Il est certain qu’au XIVe siècle le prétendu Constantin se trouvait devant l’église de Saint-Jean-de-Latran. On le voit dans l’histoire de Colà Rienzi, cet antiquaire tribun qui, inspiré par une érudition exaltée, bien que très imparfaite, par cette fièvre de l’antiquité qui a produit la renaissance, et dont sa folle entreprise était un des premiers symptômes, conçut au XIVe siècle la pensée de relever la république romaine. La statue équestre dont nous parlons figura d’une manière bizarre dans sa prise de possession du tribunat. Le cheval de bronze répandait du vin par les naseaux, et Rienzi lui-même se plaça sur le cheval qui porte Marc-Aurèle.

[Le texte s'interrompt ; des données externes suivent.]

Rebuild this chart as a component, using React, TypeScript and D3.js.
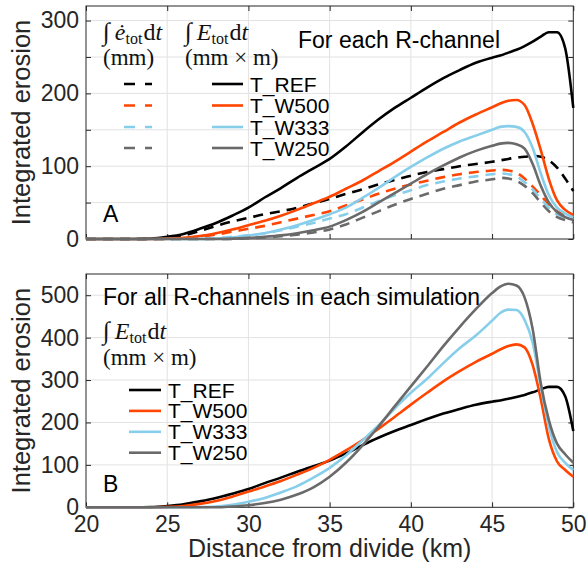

La statue équestre de Marc-Aurèle a aussi sa légende, et celle-là n’est pas du moyen âge, mais elle a été recueillie il y a peu d’années de la bouche d’un jeune Romain. La dorure, en partie détruite, se voit encore en quelques endroits. À en croire le jeune Romain cependant, la dorure, au lieu d’aller s’effaçant toujours davantage, était en voie de progrès. Voyez, disait-il, la statue de bronze commence à se dorer, et quand elle le sera entièrement, le monde finira. — C’est toujours, sous une forme absurde, la vieille idée, romaine, que les destinées et l’existence de Rome sont liées aux destinées et à l’existence du monde. C’est ce qui faisait dire au XIIe siècle, ainsi que les pèlerins saxons l’avaient entendu et le répétaient : « Quand le Colisée tombera, Rome et le monde finiront. »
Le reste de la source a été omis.